In other words, Britishness is worth something and, even according to the nationalists, some form of Britishness is something worth preserving. You never, I think, heard Eamon de Valera talk like this.
Granted, Scotland and Ireland are, though alike, also different. But that’s the point too. There is no Caledonian grievance to which the only acceptable solution is independence. Even the SNP don’t – at least not in the leadership’s public pronouncements – reject Britain. On the contrary, they insist it will survive and not just as a geographical entity.
On the one hand this reduces the “risk” of independence (we’ll all still be chums and we’ll never be truly foreign to one another); on the other it also reveals a certain emptiness at the heart of the SNP’s technocratic vision of independence.
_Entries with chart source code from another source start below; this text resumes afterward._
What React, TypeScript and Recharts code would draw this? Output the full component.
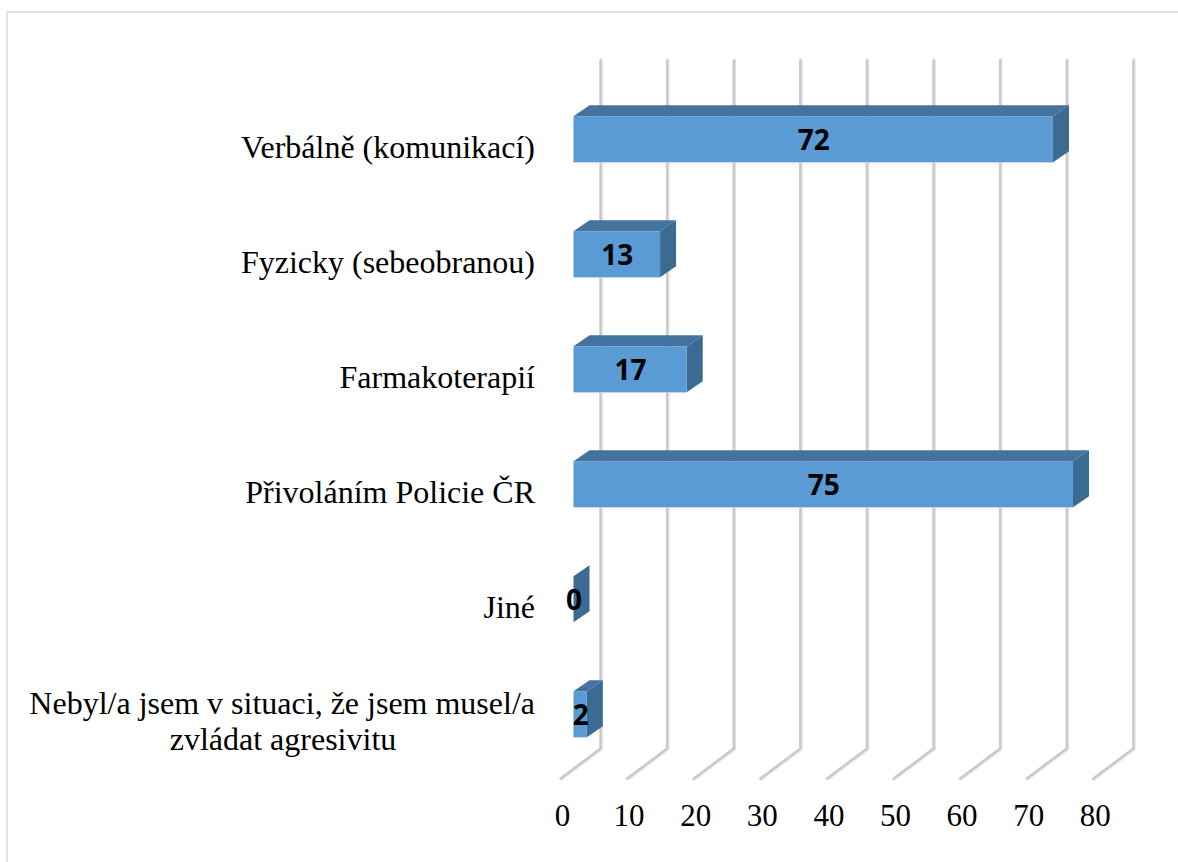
import { Bar, BarChart, CartesianGrid, LabelList, XAxis, YAxis } from "recharts";

const categories = [
  "Verbálně (komunikací)",
  "Fyzicky (sebeobranou)",
  "Farmakoterapií",
  "Přivoláním Policie ČR",
  "Jiné",
  "Nebyl/a jsem v situaci, že jsem musel/a zvládat agresivitu",
];
const values = [72, 13, 17, 75, 0, 2];
const xTicks = [0, 10, 20, 30, 40, 50, 60, 70, 80];

const data = categories.map((name, i) => ({ name, value: values[i] }));

const SERIF = '"Liberation Serif", "Times New Roman", serif';
const DEPTH_X = 16;
const DEPTH_Y = 11;

function Bar3D({ x, y, width, height }: any) {
  const r = x + width;
  const b = y + height;
  return (
    <g>
      <path
        d={`M${x} ${y}L${x + DEPTH_X} ${y - DEPTH_Y}L${r + DEPTH_X} ${y - DEPTH_Y}L${r} ${y}Z`}
        fill="#44739f"
      />
      <path
        d={`M${r} ${y}L${r + DEPTH_X} ${y - DEPTH_Y}L${r + DEPTH_X} ${b - DEPTH_Y}L${r} ${b}Z`}
        fill="#3b6a92"
      />
      <rect x={x} y={y} width={width} height={height} fill="#5b9bd5" />
      {width > 0 && <line x1={x} y1={b + 0.5} x2={r} y2={b + 0.5} stroke="#c9d3dc" />}
    </g>
  );
}

// wall line plus the short floor stroke running towards the axis labels
function WallLine({ x1, y1, y2 }: any) {
  const d = `M${x1 + 27.5} ${y1 - 21}L${x1 + 27.5} ${y2 - 22.5}L${x1 - 12.5} ${y2 + 7.5}`;
  return (
    <g fill="none" strokeLinecap="round" strokeLinejoin="round">
      <path d={d} stroke="#dcdcdc" strokeWidth={3.6} />
      <path d={d} stroke="#c6c6c6" strokeWidth={1.6} transform="translate(-0.5,0)" />
    </g>
  );
}

function CategoryTick({ y, payload }: any) {
  const text: string = payload.value;
  const split = text.indexOf(" zvládat");
  const common = { fontFamily: SERIF, fontSize: 32, fill: "#000" };
  if (split < 0) {
    return (
      <text x={535} y={y + 19} textAnchor="end" {...common}>
        {text}
      </text>
    );
  }
  return (
    <g>
      <text x={535} y={y + 0.5} textAnchor="end" {...common}>
        {text.slice(0, split)}
      </text>
      <text x={283} y={y + 36} textAnchor="middle" {...common}>
        {text.slice(split + 1)}
      </text>
    </g>
  );
}

function ValueTick({ x, payload }: any) {
  return (
    <text x={x - 11} y={826} textAnchor="middle" fontFamily={SERIF} fontSize={31} fill="#000">
      {payload.value}
    </text>
  );
}

export default function App() {
  return (
    <div style={{ position: "absolute", left: 0, top: 0, width: 1178, height: 862, background: "#fff", overflow: "hidden" }}>
      <div
        style={{
          position: "absolute",
          left: 6,
          top: 11,
          width: 1172,
          height: 851,
          borderTop: "2px solid #e2e2e2",
          borderLeft: "2.5px solid #e2e2e2",
          boxSizing: "border-box",
        }}
      />
      <div style={{ position: "absolute", left: 0, top: 0 }}>
        <BarChart
          width={1178}
          height={862}
          data={data}
          layout="vertical"
          barCategoryGap={0}
          margin={{ top: 81.2, right: 71.7, bottom: 30.8, left: 0 }}
        >
          <CartesianGrid horizontal={false} vertical={(props: any) => <WallLine key={props.key ?? props.x1} {...props} />} />
          <XAxis
            type="number"
            domain={[0, 80]}
            ticks={xTicks}
            height={60}
            axisLine={false}
            tickLine={false}
            tick={<ValueTick />}
            interval={0}
          />
          <YAxis
            type="category"
            dataKey="name"
            width={573.5}
            axisLine={false}
            tickLine={false}
            tick={<CategoryTick />}
            interval={0}
          />
          <Bar dataKey="value" barSize={46} shape={<Bar3D />} isAnimationActive={false}>
            <LabelList
              dataKey="value"
              position="center"
              dx={0.5}
              dy={0.5}
              fill="#000"
              fontFamily='"Open Sans", sans-serif'
              fontWeight={700}
              fontSize={28}
            />
          </Bar>
        </BarChart>
      </div>
    </div>
  );
}
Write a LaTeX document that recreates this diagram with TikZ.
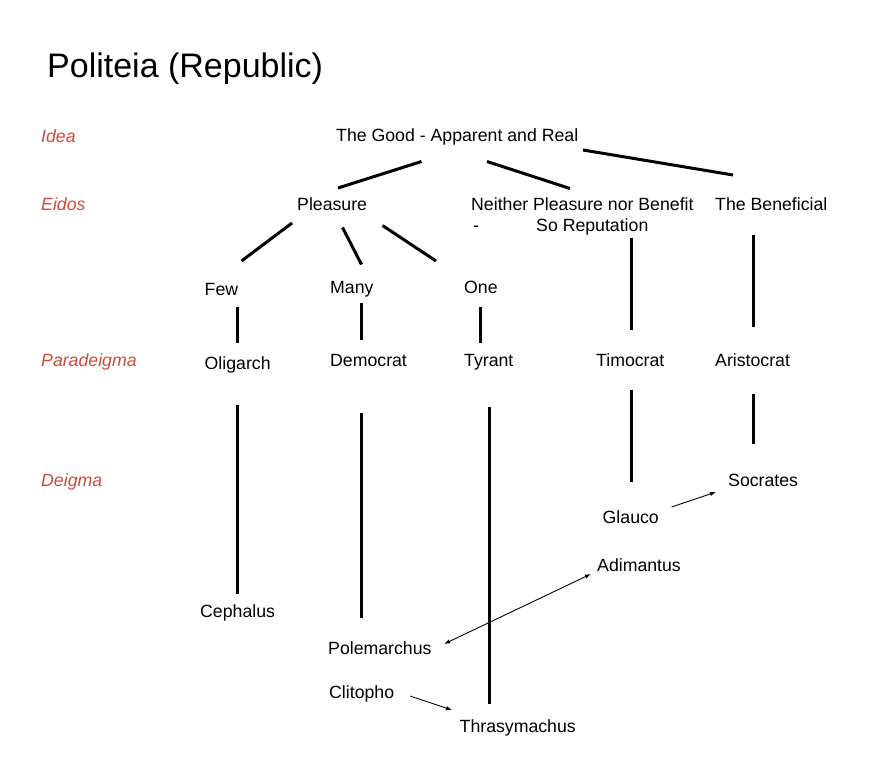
\documentclass[tikz,border=0pt]{standalone}
\usepackage{fontspec}
\setmainfont{Liberation Sans}
\usetikzlibrary{arrows.meta}
\definecolor{lvlred}{HTML}{D04A3C}
\begin{document}
\begin{tikzpicture}[x=1pt,y=-1pt,
  txt/.style={anchor=base west,inner sep=0pt,font=\fontsize{17.7}{21}\selectfont},
  lvl/.style={anchor=base west,inner sep=0pt,text=lvlred,font=\fontsize{17.7}{21}\selectfont\itshape},
  ttl/.style={anchor=base west,inner sep=0pt,font=\fontsize{34}{40}\selectfont},
  bar/.style={line width=3pt},
  link/.style={line width=0.9pt,-{Latex[length=6pt,width=4.2pt]}},
  dlink/.style={line width=0.9pt,{Latex[length=6pt,width=4.2pt]}-{Latex[length=6pt,width=4.2pt]}}]
\useasboundingbox (0,0) rectangle (869,776);
\fill[white] (0,0) rectangle (869,776);

% title and level labels
\node[ttl] (title) at (47,77.5) {Politeia (Republic)};
\node[lvl] (lidea) at (41,142.5) {Idea};
\node[lvl] (leidos) at (41,210) {Eidos};
\node[lvl] (lpara) at (41,366) {Paradeigma};
\node[lvl] (ldeig) at (41,486) {Deigma};

% idea / eidos
\node[txt] (good) at (336,141.5) {The Good - Apparent and Real};
\node[txt] (pleasure) at (297,210) {Pleasure};
\node[txt] (neither) at (471,210) {Neither Pleasure nor Benefit};
\node[txt] (dash) at (473,231.5) {-};
\node[txt] (reput) at (536,231.5) {So Reputation};
\node[txt] (benef) at (715,210) {The Beneficial};

\node[txt] (few) at (204.5,295.5) {Few};
\node[txt] (many) at (330,293) {Many};
\node[txt] (one) at (464,293) {One};

% paradeigma
\node[txt] (olig) at (204.5,369) {Oligarch};
\node[txt] (demo) at (330,366.5) {Democrat};
\node[txt] (tyra) at (464,366.5) {Tyrant};
\node[txt] (timo) at (596,366) {Timocrat};
\node[txt] (aris) at (715,366) {Aristocrat};

% deigma
\node[txt] (socr) at (728,486) {Socrates};
\node[txt] (glau) at (602.5,523) {Glauco};
\node[txt] (adim) at (597,571) {Adimantus};
\node[txt] (ceph) at (200,617) {Cephalus};
\node[txt] (pole) at (328,654.5) {Polemarchus};
\node[txt] (clit) at (329,698) {Clitopho};
\node[txt] (thra) at (459.5,732) {Thrasymachus};

% connector end points
\coordinate (g1a) at (338,188);   \coordinate (g1b) at (421.5,161.5);
\coordinate (g2a) at (487,161.5); \coordinate (g2b) at (570,188.5);
\coordinate (g3a) at (583,150);   \coordinate (g3b) at (733,175);
\coordinate (p1a) at (292,223);   \coordinate (p1b) at (241.5,261);
\coordinate (p2a) at (342.5,227.5); \coordinate (p2b) at (361.5,264.5);
\coordinate (p3a) at (382.5,225.5); \coordinate (p3b) at (436,261);
\coordinate (fa) at (237.5,306.5); \coordinate (fb) at (237.5,342.5);
\coordinate (ma) at (361.5,303);   \coordinate (mb) at (361.5,339.5);
\coordinate (oa) at (480,306.5);   \coordinate (ob) at (480,342.5);
\coordinate (ola) at (237.5,405);  \coordinate (olb) at (237.5,593.5);
\coordinate (dea) at (361.5,413);  \coordinate (deb) at (361.5,618);
\coordinate (tya) at (489.5,407);  \coordinate (tyb) at (489.5,704);
\coordinate (nea) at (631,238);    \coordinate (neb) at (631,330);
\coordinate (tia) at (631,390);    \coordinate (tib) at (631,482);
\coordinate (bea) at (753.5,235);  \coordinate (beb) at (753.5,327);
\coordinate (ara) at (753.5,394);  \coordinate (arb) at (753.5,444);
\coordinate (gla) at (671.5,507);  \coordinate (glb) at (716,492);
\coordinate (poa) at (444,644);    \coordinate (pob) at (591,574);
\coordinate (cla) at (410,696);    \coordinate (clb) at (452,710);

% thick tree lines
\draw[bar] (g1a) -- (g1b);
\draw[bar] (g2a) -- (g2b);
\draw[bar] (g3a) -- (g3b);
\draw[bar] (p1a) -- (p1b);
\draw[bar] (p2a) -- (p2b);
\draw[bar] (p3a) -- (p3b);
\draw[bar] (fa) -- (fb);
\draw[bar] (ma) -- (mb);
\draw[bar] (oa) -- (ob);
\draw[bar] (ola) -- (olb);
\draw[bar] (dea) -- (deb);
\draw[bar] (tya) -- (tyb);
\draw[bar] (nea) -- (neb);
\draw[bar] (tia) -- (tib);
\draw[bar] (bea) -- (beb);
\draw[bar] (ara) -- (arb);

% thin arrows
\draw[link] (gla) -- (glb);
\draw[dlink] (poa) -- (pob);
\draw[link] (cla) -- (clb);
\end{tikzpicture}
\end{document}
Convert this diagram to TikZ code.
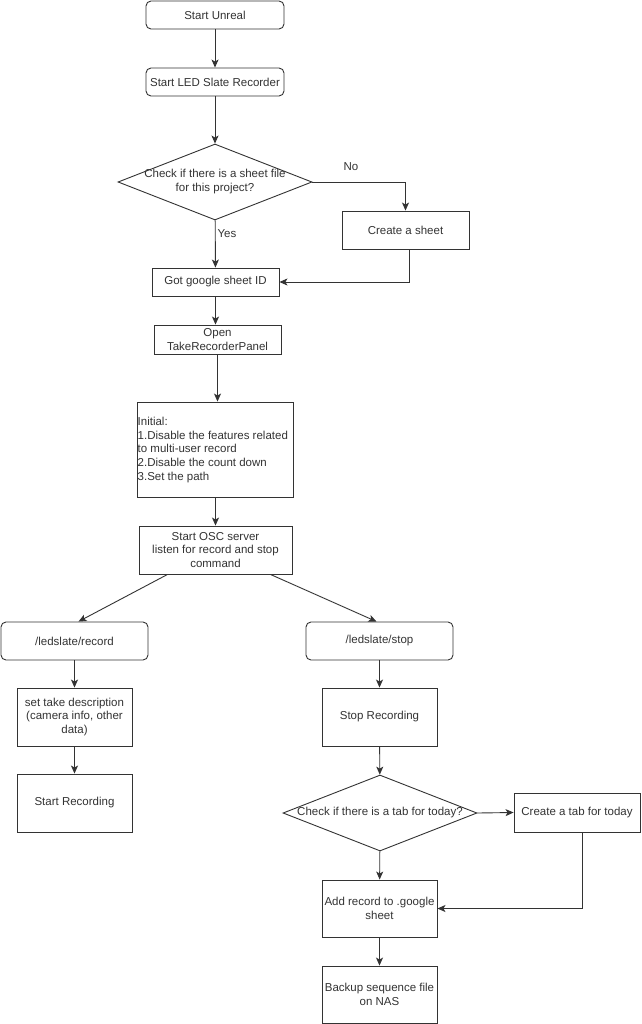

Is this what it is all for or really about? Is that it?
You don’t have to choose – unless you want to – between being Scottish and British. Not at the moment anyway. The SNP leadership would have you believe you won’t need to choose between being Scottish and British after independence either. Because, they insist, this isn’t an argument about identity at all.
But if a nation state is not about an identity or an idea or a shared sense of belonging then what is it? Perhaps an independent Scotland would be a new kind of state. A virtual state of some kind, shorn of identity or shared values?
Of course that’s not what the SNP really think at all. If it was they would spend less time banging on about Scottish values and complaining that said values are being assaulted by the Westminster government. So we are different after all. Except when we are not. Because we will still be British and you need never feel that your attachment to Britishness is threatened by leaving the Union because the Union, in its essentials, will remain. Everything will change but nothing will change.
Somewhere this must make sense but it doesn’t make sense here. If you leave a state you don’t remain a part of that state. There may be ample reason to set sail on HMS Independence but you can’t set sail and remain in port.
Of course the referendum is about identity. If it weren’t we wouldn’t be having the damn thing.